The theory - as explained in the match programme - is that that particular, intense shade of tangerine spreads faster than any other colour in the vision of a striker bearing down on the goal. It means that Cech appears, cunningly, to be bigger than he already is.
Point proved. He wasn't exactly small to start with. In the new strip he looked positively monumental.
Imagine if this technology had been available, back in the club's earliest days, to the legendary Willie 'Fatty' Foulke. Had the club's 22-stone shot stopper, and inaugural captain, had access, in 1905, to the requisite amount of punishingly bright Clima-Flo material? well, talk about parking a bus in front of the goal. Oppositions wouldn't have bothered coming out of the dressing room.
Still, it's good to see Chelsea once again leading the way, strip-wise. We cornered the market in football-related day-glo with this year's electric yellow change strip. We're pushing it even further with the new goalkeeper's outfit. It's all part of the fearlessly hi-tech quest for excellence which has always defined this club and always will.
It's one of the reasons I was both surprised and disappointed to see Bolton grab that late equaliser. I had thought we were pretty much impregnable, with Cech wearing the orange. For 90 minutes on Sunday, I could see it taking us all the way through to the title in 2008-09 without conceding a solitary goal. It seemed to offer us a scientifically guaranteed, striker-repelling force field.
So much for that. The shirt has its limits, it turns out, and we still need to be able to rely on defensive headers properly clearing the penalty area. Still, there was no harm learning this now, in a match of no consequence (as it happened), rather than discovering it at some point next season when it might really matter.
I'm assuming the team knew at that point - from the atmosphere in the ground, presumably - that Manchester United had all but beaten Wigan. Otherwise, that would have been a title-conceding goal that we shipped in injury time there, and players would have been flinging themselves to the ground and trying to roll under the turf in despair and agony. Instead of which, everyone seemed to troop in a more or less matter-of-fact manner back up the pitch for the restart.

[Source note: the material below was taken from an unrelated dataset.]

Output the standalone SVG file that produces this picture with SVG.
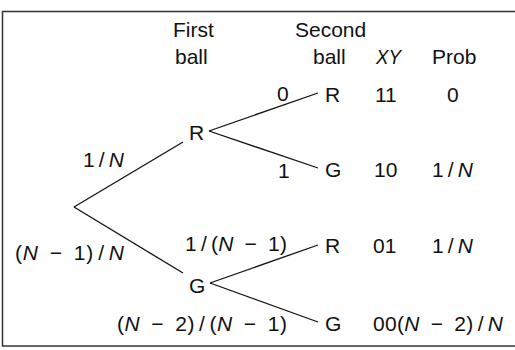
<svg xmlns="http://www.w3.org/2000/svg" width="515" height="350" viewBox="0 0 515 350">
<style>
  text { font-family: "Liberation Sans", Arial, sans-serif; font-size: 21px; fill: #111; }
  .it { font-style: italic; }
  .edge { stroke: #111; stroke-width: 1.3; fill: none; }
  .frame { stroke: #333; stroke-width: 1.5; fill: #fff; }
</style>
<rect class="frame" x="2.5" y="11.5" width="530" height="334.5"/>
<g id="headers">
  <text x="173" y="37">First</text>
  <text x="175" y="64">ball</text>
  <text x="295" y="37">Second</text>
  <text x="313" y="64">ball</text>
  <text x="376" y="64" class="it" textLength="25" lengthAdjust="spacingAndGlyphs">XY</text>
  <text x="432" y="64">Prob</text>
</g>
<g id="connectors">
  <line class="edge" x1="74" y1="207" x2="183" y2="142"/>
  <line class="edge" x1="74" y1="207" x2="183" y2="273"/>
  <line class="edge" x1="209" y1="131" x2="318" y2="93"/>
  <line class="edge" x1="209" y1="131" x2="318" y2="168"/>
  <line class="edge" x1="210" y1="283" x2="318" y2="245"/>
  <line class="edge" x1="210" y1="283" x2="318" y2="322"/>
  <text x="83" y="167" textLength="41" lengthAdjust="spacing">1<tspan dx="4">/</tspan><tspan dx="4" class="it">N</tspan></text>
  <text x="15" y="260" textLength="109" lengthAdjust="spacing">(<tspan class="it">N</tspan><tspan dx="11">−</tspan><tspan dx="11">1)</tspan><tspan dx="4">/</tspan><tspan dx="4" class="it">N</tspan></text>
  <text x="277" y="101">0</text>
  <text x="278" y="178">1</text>
  <text x="185" y="251" textLength="102" lengthAdjust="spacing">1<tspan dx="4">/</tspan><tspan dx="4">(</tspan><tspan class="it">N</tspan><tspan dx="11">−</tspan><tspan dx="11">1)</tspan></text>
  <text x="117" y="331" textLength="170" lengthAdjust="spacing">(<tspan class="it">N</tspan><tspan dx="11">−</tspan><tspan dx="11">2)</tspan><tspan dx="4">/</tspan><tspan dx="4">(</tspan><tspan class="it">N</tspan><tspan dx="11">−</tspan><tspan dx="11">1)</tspan></text>
</g>
<g id="root"></g>
<g id="first-R"><text x="189" y="140">R</text></g>
<g id="first-G"><text x="189" y="293">G</text></g>
<g id="RR">
  <text x="325" y="102">R</text>
  <text x="375" y="102">11</text>
  <text x="447" y="102">0</text>
</g>
<g id="RG">
  <text x="325" y="177">G</text>
  <text x="374" y="177">10</text>
  <text x="432" y="177" textLength="41" lengthAdjust="spacing">1<tspan dx="4">/</tspan><tspan dx="4" class="it">N</tspan></text>
</g>
<g id="GR">
  <text x="325" y="253">R</text>
  <text x="373" y="253">01</text>
  <text x="432" y="253" textLength="41" lengthAdjust="spacing">1<tspan dx="4">/</tspan><tspan dx="4" class="it">N</tspan></text>
</g>
<g id="GG">
  <text x="325" y="331">G</text>
  <text x="373" y="331" textLength="130" lengthAdjust="spacing">00(<tspan class="it">N</tspan><tspan dx="11">−</tspan><tspan dx="11">2)</tspan><tspan dx="4">/</tspan><tspan dx="4" class="it">N</tspan></text>
</g>
</svg>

Mind you, we'd done our best to mislead the players during the match, twice celebrating Wigan goals which turned out, on closer inspection, to be completely phantom.
The first was the one, mid-way through the first half, which apparently put Wigan ahead - the news spreading from the Shed, along the West Stand and thence into the Matthew Harding, where it found many willing takers. The second was the one after about 65 minutes which apparently made the score 1-1.

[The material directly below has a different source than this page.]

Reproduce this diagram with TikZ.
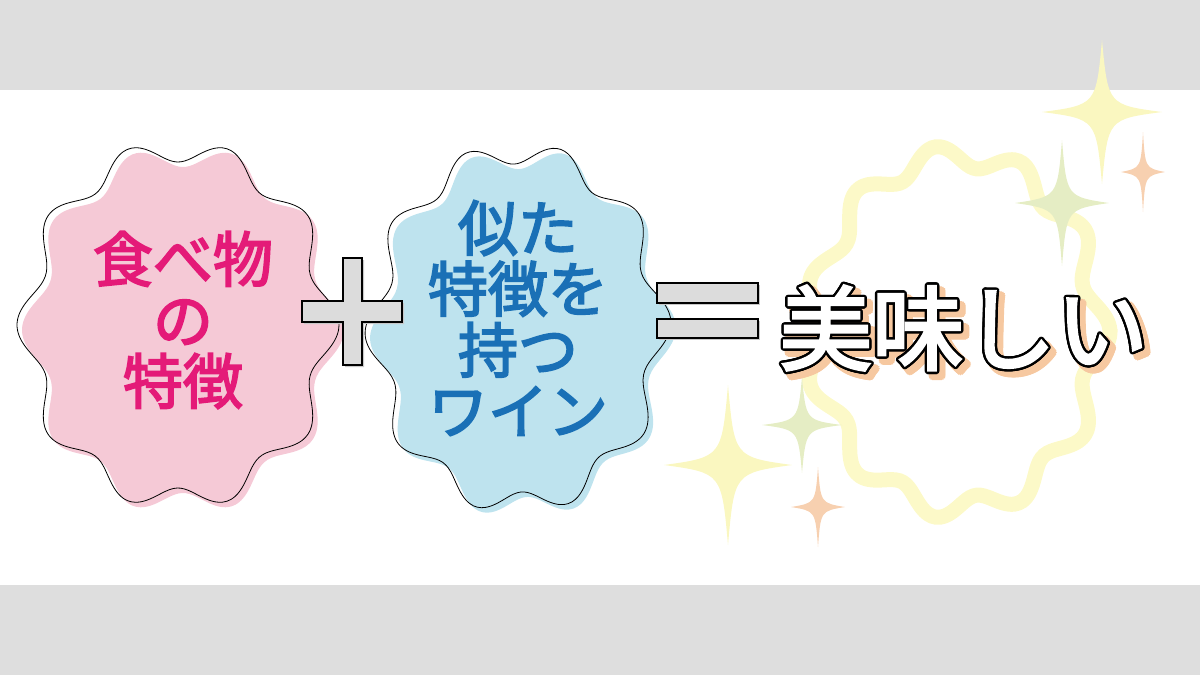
\documentclass[tikz,border=0pt]{standalone}
\usepackage{fontspec}
\newfontfamily\jp{Noto Sans CJK JP}
\newfontfamily\jpmid[FakeBold=3]{Noto Sans CJK JP}
\usetikzlibrary{positioning}
\definecolor{bandgray}{RGB}{222,222,222}
\definecolor{pinkfill}{RGB}{245,201,214}
\definecolor{pinktext}{RGB}{228,26,120}
\definecolor{bluefill}{RGB}{190,227,238}
\definecolor{bluetext}{RGB}{26,112,182}
\definecolor{signgray}{RGB}{220,220,220}
\definecolor{signshadow}{RGB}{200,200,200}
\definecolor{ringyellow}{RGB}{252,249,200}
\definecolor{sparkyellow}{RGB}{250,247,192}
\definecolor{sparkgreen}{RGB}{229,237,196}
\definecolor{sparkorange}{RGB}{247,208,176}
\definecolor{tastyshadow}{RGB}{246,200,160}

\tikzset{
  blobtext/.style={font=\jpmid\fontsize{60}{61}\selectfont, align=center, inner sep=0pt},
  tastytext/.style={font=\jpmid\fontsize{92}{96}\selectfont, inner sep=0pt},
  signbox/.style={fill=signgray, draw=black, line width=1.6pt},
  blobline/.style={draw=black, line width=0.8pt},
  sparkle/.pic={
    \fill (0,-1) .. controls (0.1,-0.1) .. (1,0) .. controls (0.1,0.1) .. (0,1)
      .. controls (-0.1,0.1) .. (-1,0) .. controls (-0.1,-0.1) .. cycle;
  }
}

\begin{document}
\begin{tikzpicture}[x=1pt,y=-1pt]
  \useasboundingbox (0,0) rectangle (1200,675);
  \fill[bandgray] (0,0) rectangle (1200,90);
  \fill[bandgray] (0,585) rectangle (1200,675);

  % wavy ring behind the result
  \draw[ringyellow, line width=15pt, domain=0:360, samples=240, smooth]
    plot ({957+(142+11*cos(11*\x))*cos(\x)}, {332+(176+11*cos(11*\x))*sin(\x)}) -- cycle;

  % sparkles
  \pic[color=sparkyellow, xscale=60, yscale=72] at (1102,112) {sparkle};
  \pic[color=sparkorange, xscale=22, yscale=40] at (1143,172) {sparkle};
  \pic[color=sparkgreen, xscale=47, yscale=63] at (1062,203) {sparkle};
  \pic[color=sparkgreen, xscale=40, yscale=48] at (802,425) {sparkle};
  \pic[color=sparkyellow, xscale=64, yscale=80] at (728,465) {sparkle};
  \pic[color=sparkorange, xscale=27, yscale=40] at (818,507) {sparkle};

  % food blob
  \fill[pinkfill, shift={(5,5)}, domain=0:360, samples=240, smooth]
    plot ({178+(150+11*cos(10*\x))*cos(\x)}, {325+(174+11*cos(10*\x))*sin(\x)}) -- cycle;
  \draw[blobline, domain=0:360, samples=240, smooth]
    plot ({178+(150+11*cos(10*\x))*cos(\x)}, {325+(174+11*cos(10*\x))*sin(\x)}) -- cycle;
  \node[blobtext, text=pinktext] (food) at (183,320) {食べ物\\の\\特徴};

  % wine blob
  \fill[bluefill, shift={(5,5)}, domain=0:360, samples=240, smooth]
    plot ({518+(142+11*cos(10*\x+18))*cos(\x)}, {328+(175+11*cos(10*\x+18))*sin(\x)}) -- cycle;
  \draw[blobline, domain=0:360, samples=240, smooth]
    plot ({518+(142+11*cos(10*\x+18))*cos(\x)}, {328+(175+11*cos(10*\x+18))*sin(\x)}) -- cycle;
  \node[blobtext, text=bluetext] (wine) at (518,318) {似た\\特徴を\\持つ\\ワイン};

  % plus
  \fill[signshadow, shift={(2,2)}] (343,258) -- (362,258) -- (362,301) -- (402,301) -- (402,322)
    -- (362,322) -- (362,365) -- (343,365) -- (343,322) -- (302,322) -- (302,301) -- (343,301) -- cycle;
  \draw[signbox] (343,258) -- (362,258) -- (362,301) -- (402,301) -- (402,322)
    -- (362,322) -- (362,365) -- (343,365) -- (343,322) -- (302,322) -- (302,301) -- (343,301) -- cycle;

  % equals
  \fill[signshadow] (659,285) rectangle (760,305);
  \fill[signshadow] (659,321) rectangle (760,340);
  \draw[signbox] (657,283) rectangle (758,303);
  \draw[signbox] (657,319) rectangle (758,338);

  % result text
  \coordinate (tastyc) at (964,328);
  \coordinate (shadowc) at (969,333);
  \foreach \a in {0,30,...,330} {
    \node[tastytext, text=tastyshadow] (tastys\a) at ([shift={(\a:3.5)}]shadowc) {美味しい};
  }
  \foreach \a in {0,20,...,340} {
    \node[tastytext, text=black] (tastyo\a) at ([shift={(\a:2.4)}]tastyc) {美味しい};
  }
  \node[tastytext, text=white] (tasty) at (tastyc) {美味しい};
\end{tikzpicture}
\end{document}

I was suckered on both occasions - though only briefly, because I was able to take a reading from the baffled expression on the face of a friend a couple of seats along who had a radio plugged into his ear.
Rumours, eh? There's a very good book called 'The Wisdom of Crowds' which (the title explains itself, really) points out the ways in which, contrary to prejudice, the majority often get things right which the minority get wrong. I used to recommend it to people. After Sunday, though, I won't be bothering. 'The wisdom of crowds,' my backside.
Anyway, it was hard to be downcast. Let's face it, the team's achievement was in taking the fight to the last day. Anything else would have been a highly comical bonus.
So, that's it. Another season draws to a close.
But hang on - no! How could I forget? There's a Champions League final still to come! With us in it!
Over? The biggest and the best is yet to come.